Mademoiselle abbreviation Mlle, the French equivalent “Miss,” referring to an unmarried female. Etymologically it means “my (young) lady” (ma demoiselle).*
Unfortunately Jeanne Moreau isn't your ordinary Mademoiselle. She is an out of place, arrogant, sexually repressed, sadistic posh, who terrorize the villagers with her malicious plots.
The place is a small rural village in France. She is a teacher in the helmet school and a short hand typist in the police station. She has no friend or family, she walks alone around the village wearing high heels and urban clothes, the villagers care and respect her. Here and there her oddities ignored by the village heads as "problem of loneliness" they feel sorry about her.
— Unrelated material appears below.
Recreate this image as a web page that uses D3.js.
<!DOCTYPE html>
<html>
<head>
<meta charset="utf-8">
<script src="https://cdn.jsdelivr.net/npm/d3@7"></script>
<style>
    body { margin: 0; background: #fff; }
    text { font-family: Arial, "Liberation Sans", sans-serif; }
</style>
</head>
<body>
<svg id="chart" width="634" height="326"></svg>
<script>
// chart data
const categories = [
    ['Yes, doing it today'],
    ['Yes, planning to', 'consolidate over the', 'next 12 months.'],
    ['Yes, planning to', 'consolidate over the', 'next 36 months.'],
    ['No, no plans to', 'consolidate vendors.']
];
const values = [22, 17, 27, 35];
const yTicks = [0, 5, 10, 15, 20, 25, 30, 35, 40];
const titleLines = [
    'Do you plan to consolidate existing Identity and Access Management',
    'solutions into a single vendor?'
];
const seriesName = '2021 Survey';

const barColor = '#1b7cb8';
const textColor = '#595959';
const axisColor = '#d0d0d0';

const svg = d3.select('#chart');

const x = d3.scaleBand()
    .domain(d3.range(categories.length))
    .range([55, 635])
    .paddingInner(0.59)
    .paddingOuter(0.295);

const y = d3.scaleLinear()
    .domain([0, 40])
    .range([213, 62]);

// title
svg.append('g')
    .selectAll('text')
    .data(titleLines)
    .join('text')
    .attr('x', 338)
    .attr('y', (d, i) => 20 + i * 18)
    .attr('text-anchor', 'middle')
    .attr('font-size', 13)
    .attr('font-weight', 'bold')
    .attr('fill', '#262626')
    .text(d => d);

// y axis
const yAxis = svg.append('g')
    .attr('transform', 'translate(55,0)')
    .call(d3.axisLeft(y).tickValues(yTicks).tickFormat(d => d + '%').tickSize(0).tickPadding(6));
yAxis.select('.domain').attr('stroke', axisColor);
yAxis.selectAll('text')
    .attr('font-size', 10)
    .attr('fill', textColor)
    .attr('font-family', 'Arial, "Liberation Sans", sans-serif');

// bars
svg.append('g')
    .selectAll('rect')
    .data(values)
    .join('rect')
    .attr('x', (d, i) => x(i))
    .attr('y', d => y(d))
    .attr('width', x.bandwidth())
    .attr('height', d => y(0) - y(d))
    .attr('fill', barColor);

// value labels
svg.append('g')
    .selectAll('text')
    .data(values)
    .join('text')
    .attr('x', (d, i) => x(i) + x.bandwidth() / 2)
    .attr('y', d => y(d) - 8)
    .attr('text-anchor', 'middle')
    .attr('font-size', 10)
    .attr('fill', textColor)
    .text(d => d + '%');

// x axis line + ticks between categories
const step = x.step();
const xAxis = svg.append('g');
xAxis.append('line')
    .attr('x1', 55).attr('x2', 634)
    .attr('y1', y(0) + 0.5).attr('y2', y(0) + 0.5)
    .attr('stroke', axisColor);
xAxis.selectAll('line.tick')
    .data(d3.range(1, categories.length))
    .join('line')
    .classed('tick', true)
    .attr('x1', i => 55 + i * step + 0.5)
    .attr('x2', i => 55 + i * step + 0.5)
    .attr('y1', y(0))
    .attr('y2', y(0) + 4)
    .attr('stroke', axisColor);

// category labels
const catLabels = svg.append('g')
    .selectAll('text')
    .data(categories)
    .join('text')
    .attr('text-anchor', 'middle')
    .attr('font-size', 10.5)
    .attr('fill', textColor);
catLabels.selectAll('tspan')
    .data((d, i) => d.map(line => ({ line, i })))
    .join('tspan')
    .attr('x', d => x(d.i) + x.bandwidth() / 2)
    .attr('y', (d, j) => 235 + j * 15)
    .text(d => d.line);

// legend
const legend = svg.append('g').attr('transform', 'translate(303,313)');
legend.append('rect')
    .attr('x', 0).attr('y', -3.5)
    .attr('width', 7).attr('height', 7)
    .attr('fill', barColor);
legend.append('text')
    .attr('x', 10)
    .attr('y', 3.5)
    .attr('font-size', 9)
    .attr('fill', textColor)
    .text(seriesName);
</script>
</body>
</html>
In the fields she makes a wreath for her head, after smelling the flowers she burns them with a cigarette !! carefully picks up the quail eggs from their nest and slowly crushes them in her hand !!!
Other stranger in the village is a traveling woodcutter Manou (Ettore Manni)
and his small entourage, his son Antonio and a fellow woodman Bruno. Manou is a strong, free spirited man who helps to villagers to put out the fires and saves the animals from drowning also and.. he conduct frisky small affairs with the village adulteress women.
In the classroom, Mademoiselle maliciously insults and punishes Antonio (Manou's son) in front of other kids, tells him that he dresses like Gypsies asking him to leave the class and not come back until dresses properly, she hopes to get his father attention but Antonio's own feelings about her stops him talking to his father.
Mademoiselle becomes increasingly jealous of Manou's little affairs with the other village women, she creates havoc in the village, flooding the carrels, burning, the barns, poison the village stock, the police investigation leads to nowhere. The ignorant villagers helplessly try to convince the police chief that the culprit is Manou, since he is a foreigner, he becomes an easy target.
In another deranged sequence of the film, Mademoiselle calmly tells the story of Gilles de Rais to the kids - a serial killer extraordinaire, French Marshal, accused with paedophobic activities, and sentenced to dead on 1440.
No collaboration from the police, the villagers have decided to take law in their own hands Mademoiselle and Manou meet on a desolate road in the woods, they spent the night under the moonlit woods and hay fields, in an erotic sequence Mademoiselle reveals her full courting repertoire, neck biting, booth liking, and wild howling, thunderstorm broke out. They make love, in the morning the love making continues. Later Manou tells her that he is leaving the village, she run away and returns to village, hysterical village crowd circles her, she appears like being raped; they want to know if " he " is the culprit? she replies: Yes.
Original screenplay written by Jean Genet in 1951. The subject is similar to other early Genet
scripts: Evil and isolation, and the Evil has an aesthetic value.
The picture is the first collaboration of Photographer David Watkin with British director Tony Richardson, Film shot in Le Rat, in the Correze, with entirely French crew. David Watkin remembers that Tony made the decision early on, not to use any music other than the actual sounds of nature .
Watkin introduces ultra-wide screen format, using anamorphic lenses. He suggests to Tony that all the movement in a scene should be carefully arranged inside the space, and camera itself would never move. Tony loves the idea, the result Millet like landscape painting.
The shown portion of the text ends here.